A word about functions
We mentioned custom functions earlier in the lesson, but this is an
important topic that deserves further clarification. If you are used to
analyzing data in R with a series of scripts instead of a single
workflow like targets
, you may not write many functions
(using the function()
function).
This is a major difference from targets
. It would be
quite difficult to write an efficient targets
pipeline
without the use of custom functions, because each target you build has
to be the output of a single command.
We don’t have time in this curriculum to cover how to write functions in R, but the Software Carpentry lesson is recommended for reviewing this topic.
Another major difference is that each target must have a unique name. You may be used to writing code that looks like this:
R
# Store a person's height in cm, then convert to inches
height <- 160
height <- height / 2.54
You would get an error if you tried to run the equivalent targets pipeline:
R
tar_plan(
height = 160,
height = height / 2.54
)
ERROR
Error:
! Error running targets::tar_make()
Error messages: targets::tar_meta(fields = error, complete_only = TRUE)

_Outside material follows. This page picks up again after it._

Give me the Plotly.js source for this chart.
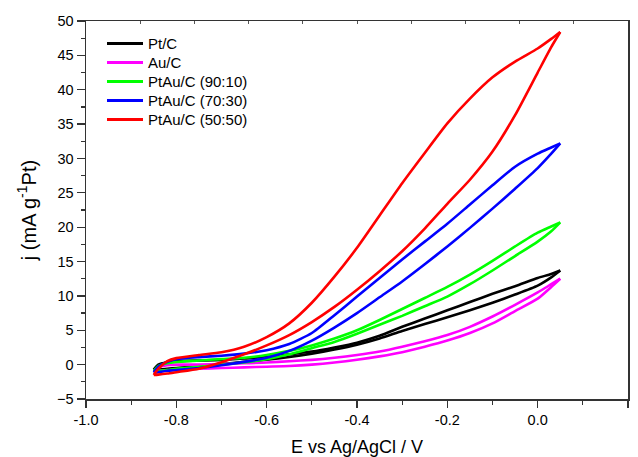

Debugging guide: https://books.ropensci.org/targets/debugging.html
How to ask for help: https://books.ropensci.org/targets/help.html
Last error: duplicated target names: height
A major part of working with targets
pipelines
is writing custom functions that are the right size. They
should not be so small that each is just a single line of code; this
would make your pipeline difficult to understand and be too difficult to
maintain. On the other hand, they should not be so big that each has
large numbers of inputs and is thus overly sensitive to changes.
Striking this balance is more of art than science, and only comes with practice. I find a good rule of thumb is no more than three inputs per target.